The Government is planning to privatise the probation services by abolishing the 35 public sector probation trusts and replacing them with 21 companies, who will tender out the supervision of all so-called medium and low-risk offenders to the private sector.

This is the most radical change in the probation service’s 100 year history.

The key thing that the probation service does is the assessment of risk – whether a particular offender can be judged to be high or medium risk to the community.

This is obviously crucial – get it wrong and society has to deal with the violent, unpleasant or – even – fatal consequences.

Lives can be lost if somebody who is not judged to be a danger to the community is released early. Of course these dreadful things happen now, and so it must be a priority of the probation service to tighten up procedures to ensure such mistakes are not made.

However, I can’t agree with the Government that the best way to do this is to privatise the probation service, ensure that private companies make a profit from criminals and make the system even more fragmented, bureaucratic and therefore ultimately more costly to the taxpayer.

It can’t be effective and good for public safety if offenders are passed from public to private sector and back again based upon changing assessments of risk.

This risk assessment is not a one-off event, never having to be considered again.

Risk needs to be looked at continuously and different circumstances, based upon an offender’s personal life, weighed up.

The meeting with the probation service this week also brought it home to me the importance of the face-to-face meeting: things like body language and eye contact are crucial elements for assessing whether an offender should have their risk category changed.

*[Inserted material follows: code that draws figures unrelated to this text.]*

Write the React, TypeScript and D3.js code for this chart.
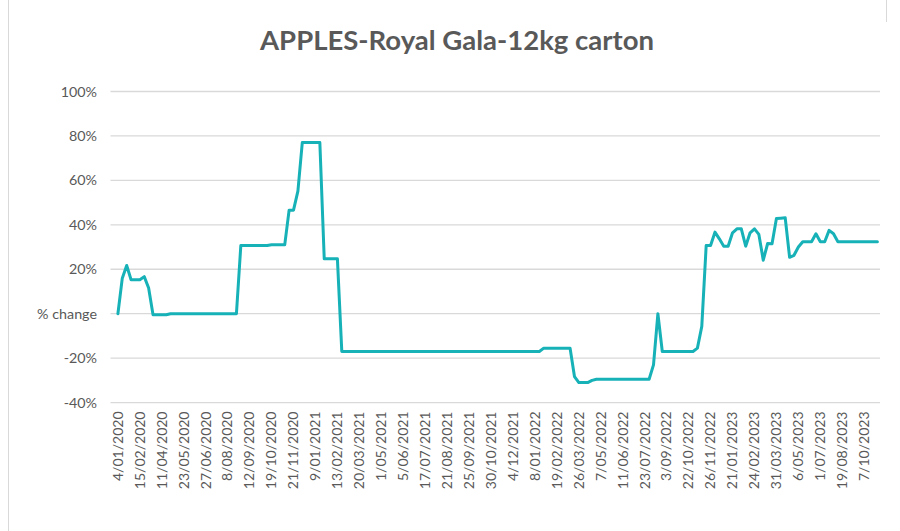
import React from "react";
import * as d3 from "d3";

const title = "APPLES-Royal Gala-12kg carton";

// weekly % change values (category index order)
const pctChange: number[] = [
  0, 16, 21.7, 15.3, 15.3, 15.3, 16.7, 11.6, -0.5, -0.5,
  -0.5, -0.5, 0, 0, 0, 0, 0, 0, 0, 0,
  0, 0, 0, 0, 0, 0, 0, 0, 30.7, 30.7,
  30.7, 30.7, 30.7, 30.7, 30.7, 31, 31, 31, 31, 46.6,
  46.6, 55.2, 77, 77, 77, 77, 77, 24.7, 24.7, 24.7,
  24.7, -17, -17, -17, -17, -17, -17, -17, -17, -17,
  -17, -17, -17, -17, -17, -17, -17, -17, -17, -17,
  -17, -17, -17, -17, -17, -17, -17, -17, -17, -17,
  -17, -17, -17, -17, -17, -17, -17, -17, -17, -17,
  -17, -17, -17, -17, -17, -17, -17, -15.5, -15.5, -15.5,
  -15.5, -15.5, -15.5, -15.5, -28.3, -31, -31, -31, -30, -29.5,
  -29.5, -29.5, -29.5, -29.5, -29.5, -29.5, -29.5, -29.5, -29.5, -29.5,
  -29.5, -29.5, -23, 0, -17, -17, -17, -17, -17, -17,
  -17, -17, -15.5, -5.7, 30.7, 30.7, 36.7, 33.7, 30.4, 30.4,
  36.4, 38.2, 38.2, 30.4, 36.4, 38.2, 35.7, 24.1, 31.6, 31.5,
  42.8, 43, 43.2, 25.4, 26.3, 30, 32.4, 32.4, 32.4, 36,
  32.4, 32.4, 37.5, 36, 32.4, 32.4, 32.4, 32.4, 32.4, 32.4,
  32.4, 32.4, 32.4, 32.4,
];

// category labels shown every 5th category
const tickLabels: string[] = [
  "4/01/2020", "15/02/2020", "11/04/2020", "23/05/2020", "27/06/2020",
  "8/08/2020", "12/09/2020", "19/10/2020", "21/11/2020", "9/01/2021",
  "13/02/2021", "20/03/2021", "1/05/2021", "5/06/2021", "17/07/2021",
  "21/08/2021", "25/09/2021", "30/10/2021", "4/12/2021", "8/01/2022",
  "19/02/2022", "26/03/2022", "7/05/2022", "11/06/2022", "23/07/2022",
  "3/09/2022", "22/10/2022", "26/11/2022", "21/01/2023", "24/02/2023",
  "31/03/2023", "6/05/2023", "1/07/2023", "19/08/2023", "7/10/2023",
];
const labelEvery = 5;

const yTicks: number[] = [-40, -20, 0, 20, 40, 60, 80, 100];

const W = 900;
const H = 531;
const plotLeft = 110.5;
const plotRight = 880;
const FONT = "Lato, 'Open Sans', sans-serif";
const TEXT = "#595959";
const GRID = "#d9d9d9";
const LINE = "#17b1b8";

export default function App() {
  const x = d3.scaleLinear().domain([0, pctChange.length - 1]).range([117.9, 877.4]);
  const y = d3.scaleLinear().domain([-40, 100]).range([402.6, 91.5]);
  const line = d3
    .line<number>()
    .x((_, i) => x(i))
    .y((d) => y(d));

  return (
    <svg
      width={W}
      height={H}
      style={{ position: "absolute", left: 0, top: 0, display: "block", background: "#fff" }}
      fontFamily={FONT}
    >
      <rect x={0} y={0} width={W} height={H} fill="#fff" />
      <line x1={8.5} x2={8.5} y1={0} y2={H} stroke="#d9d9d9" strokeWidth={1} />
      <line x1={886.5} x2={886.5} y1={0} y2={22} stroke="#d9d9d9" strokeWidth={1} />
      <text x={457} y={49.5} textAnchor="middle" fontSize={27.5} fontWeight={700} fill={TEXT}>
        {title}
      </text>
      {yTicks.map((t) => (
        <g key={t}>
          <line x1={plotLeft} x2={plotRight} y1={y(t)} y2={y(t)} stroke={GRID} strokeWidth={1.3} />
          <text x={97} y={y(t)} dy="0.35em" textAnchor="end" fontSize={14.3} fill={TEXT}>
            {t === 0 ? "% change" : `${t}%`}
          </text>
        </g>
      ))}
      <path d={line(pctChange) || ""} fill="none" stroke={LINE} strokeWidth={3} strokeLinejoin="round" strokeLinecap="round" />
      {tickLabels.map((lab, k) => {
        const xi = x(k * labelEvery);
        return (
          <text
            key={lab}
            transform={`translate(${xi + 4.8},411.5) rotate(-90)`}
            textAnchor="end"
            fontSize={14}
            fill={TEXT}
          >
            {lab}
          </text>
        );
      })}
    </svg>
  );
}
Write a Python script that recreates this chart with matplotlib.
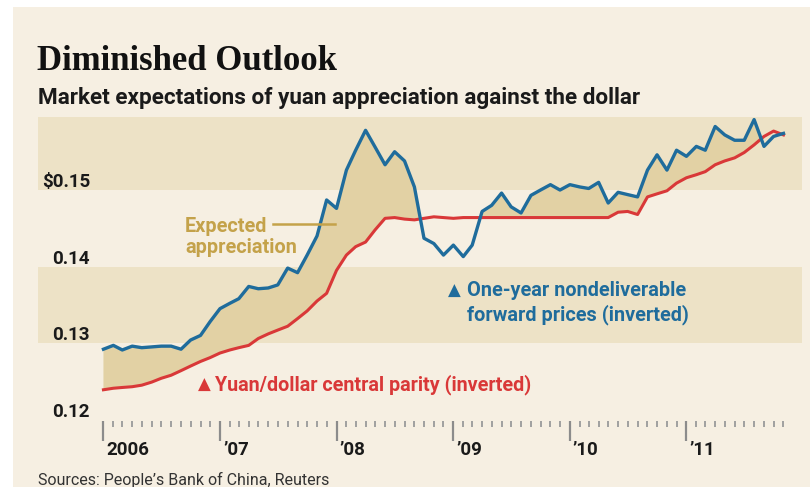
import matplotlib
matplotlib.use("Agg")
import matplotlib.pyplot as plt
import matplotlib.dates as mdates
import matplotlib.transforms as mtrans
import matplotlib.ticker as mticker
import numpy as np
import pandas as pd

# ---- data ----
months = pd.date_range("2006-01-01", periods=71, freq="MS")

ndf_inverted = [
    0.1292, 0.1297, 0.1291, 0.1296, 0.1294, 0.1295, 0.1296, 0.1296, 0.1292, 0.1304, 0.1310, 0.1328,
    0.1345, 0.1352, 0.1358, 0.1374, 0.1371, 0.1372, 0.1376, 0.1398, 0.1392, 0.1415, 0.1440, 0.1487,
    0.1476, 0.1526, 0.1552, 0.1578, 0.1556, 0.1533, 0.1550, 0.1538, 0.1504, 0.1437, 0.1430, 0.1415,
    0.1428, 0.1413, 0.1428, 0.1472, 0.1480, 0.1496, 0.1478, 0.1470, 0.1493, 0.1500, 0.1507, 0.1500,
    0.1507, 0.1504, 0.1502, 0.1510, 0.1483, 0.1497, 0.1494, 0.1491, 0.1526, 0.1546, 0.1526, 0.1552,
    0.1544, 0.1557, 0.1552, 0.1583, 0.1572, 0.1565, 0.1565, 0.1592, 0.1557, 0.1570, 0.1574,
]

parity_inverted = [
    0.1239, 0.1241, 0.1242, 0.1243, 0.1245, 0.1249, 0.1254, 0.1258, 0.1264, 0.1270, 0.1276, 0.1281,
    0.1287, 0.1291, 0.1294, 0.1297, 0.1306, 0.1312, 0.1317, 0.1322, 0.1332, 0.1342, 0.1355, 0.1365,
    0.1395, 0.1415, 0.1426, 0.1432, 0.1448, 0.1463, 0.1464, 0.1462, 0.1461, 0.1463, 0.1465, 0.1464,
    0.1463, 0.1464, 0.1464, 0.1464, 0.1464, 0.1464, 0.1464, 0.1464, 0.1464, 0.1464, 0.1464, 0.1464,
    0.1464, 0.1464, 0.1464, 0.1464, 0.1464, 0.1471, 0.1472, 0.1468, 0.1491, 0.1495, 0.1499, 0.1509,
    0.1516, 0.1520, 0.1524, 0.1533, 0.1538, 0.1542, 0.1549, 0.1559, 0.1570, 0.1577, 0.1572,
]

y_ticks = [0.12, 0.13, 0.14, 0.15]
y_tick_labels = ["0.12", "0.13", "0.14", "$0.15"]
x_tick_labels = ["2006", "\u201907", "\u201908", "\u201909", "\u201910", "\u201911"]
bands = [(0.13, 0.14), (0.15, 0.16)]

# ---- style ----
BG = "#f6efe2"
BAND = "#ede2c6"
FILL = "#e2d1a4"
BLUE = "#1f6c9c"
RED = "#d93838"
GOLD = "#c4a24a"
SANS = ["Roboto", "DejaVu Sans"]

W, H = 810, 487
fig = plt.figure(figsize=(W / 100, H / 100), dpi=100, facecolor="white")

# cream panel
fig.patches.append(plt.Rectangle((13 / W, 0), 1 - 13 / W, 1 - 7 / H,
                                 transform=fig.transFigure, facecolor=BG,
                                 edgecolor="none", zorder=-10))

ax_left, ax_right = 38 / W, 802 / W
ax_top, ax_bot = 1 - 117 / H, 1 - 421 / H
ax = fig.add_axes([ax_left, ax_bot, ax_right - ax_left, ax_top - ax_bot])
ax.set_facecolor("none")
for s in ax.spines.values():
    s.set_visible(False)

x = mdates.date2num(months)
blue = np.array(ndf_inverted)
red = np.array(parity_inverted)

for lo, hi in bands:
    ax.axhspan(lo, hi, color=BAND, lw=0, zorder=0)

ax.fill_between(x, red, blue, where=blue >= red, interpolate=True,
                color=FILL, lw=0, zorder=1)
ax.plot(x, red, color=RED, lw=2.2, zorder=3, solid_joinstyle="round")
ax.plot(x, blue, color=BLUE, lw=2.4, zorder=4, solid_joinstyle="round")

ax.set_xlim(mdates.datestr2num("2005-06-10"), mdates.datestr2num("2011-12-29"))
ax.set_ylim(0.11982, 0.15954)

# x ticks
ax.set_xticks(mdates.date2num(pd.date_range("2006-01-01", periods=6, freq="YS")))
ax.set_xticklabels(x_tick_labels)
ax.xaxis.set_minor_locator(mticker.FixedLocator(x))
ax.tick_params(axis="x", which="major", length=14.4, width=1.6, color="#8c8c8c",
               pad=0, labelsize=13.5)
ax.tick_params(axis="x", which="minor", length=4, width=1.3, color="#9a9a9a")
shift = mtrans.ScaledTranslation(3 / 100, 0, fig.dpi_scale_trans)
for lab in ax.get_xticklabels():
    lab.set_horizontalalignment("left")
    lab.set_fontfamily(SANS)
    lab.set_fontweight("bold")
    lab.set_color("#1a1a1a")
    lab.set_transform(lab.get_transform() + shift)

# y labels
ax.set_yticks([])
ylab_tr = mtrans.blended_transform_factory(fig.transFigure, ax.transData)
for v, lab in zip(y_ticks, y_tick_labels):
    ax.text(90 / W, v, lab, transform=ylab_tr + mtrans.ScaledTranslation(0, 3 / 100, fig.dpi_scale_trans),
            ha="right", va="baseline", fontsize=13.5, fontweight="bold",
            family=SANS, color="#1a1a1a", zorder=5)

# titles
fig.text(37 / W, 1 - 70 / H, "Diminished Outlook", fontsize=25, fontweight="bold",
         family=["Liberation Serif", "DejaVu Serif"], color="#111111", va="baseline")
fig.text(38 / W, 1 - 104 / H, "Market expectations of yuan appreciation against the dollar",
         fontsize=16.2, fontweight="bold", family=SANS, color="#1a1a1a", va="baseline")

# annotations
fig.text(185 / W, 1 - 232 / H, "Expected", fontsize=14.3, fontweight="bold",
         family=SANS, color=GOLD, va="baseline")
fig.text(185 / W, 1 - 253 / H, "appreciation", fontsize=14.3, fontweight="bold",
         family=SANS, color=GOLD, va="baseline")
fig.add_artist(plt.Line2D([273 / W, 335 / W], [1 - 224 / H, 1 - 224 / H],
                          transform=fig.transFigure, color=GOLD, lw=1.8))

fig.text(448 / W, 1 - 296 / H, "\u25B2", fontsize=12, color=BLUE, va="baseline",
         family=["DejaVu Sans"])
fig.text(467 / W, 1 - 296 / H, "One-year nondeliverable", fontsize=14.3, fontweight="bold",
         family=SANS, color=BLUE, va="baseline")
fig.text(467 / W, 1 - 320 / H, "forward prices (inverted)", fontsize=14.3, fontweight="bold",
         family=SANS, color=BLUE, va="baseline")

fig.text(198 / W, 1 - 390 / H, "\u25B2", fontsize=12, color=RED, va="baseline",
         family=["DejaVu Sans"])
fig.text(215 / W, 1 - 390 / H, "Yuan/dollar central parity (inverted)", fontsize=14.2,
         fontweight="bold", family=SANS, color=RED, va="baseline")

fig.text(38 / W, 1 - 485 / H, "Sources: People\u2019s Bank of China, Reuters", fontsize=11.5,
         family=SANS, color="#333333", va="baseline")

fig.savefig("out.png", dpi=100, facecolor="white")
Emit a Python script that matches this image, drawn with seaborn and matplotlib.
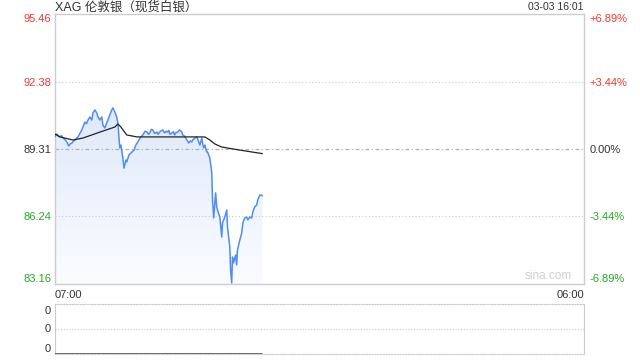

A call centre approach, where an offender may phone in once a week, as is being proposed at the moment, would possibly allow private companies to cut costs and make a better return, but it certainly won’t make the streets safer.

I don’t wish to cause alarm unnecessary and make people feel less safe, but these proposals don’t seem to offer anything other than increased uncertainty, bureaucracy, fragmentation and – ultimately – more risk of crime and reoffending on the streets.

This really is a privatisation based upon stubborn ideology rather than considered assessment of evidence.

It is, even more than the Royal Mail, a privatisation too far, and the Government has to think again.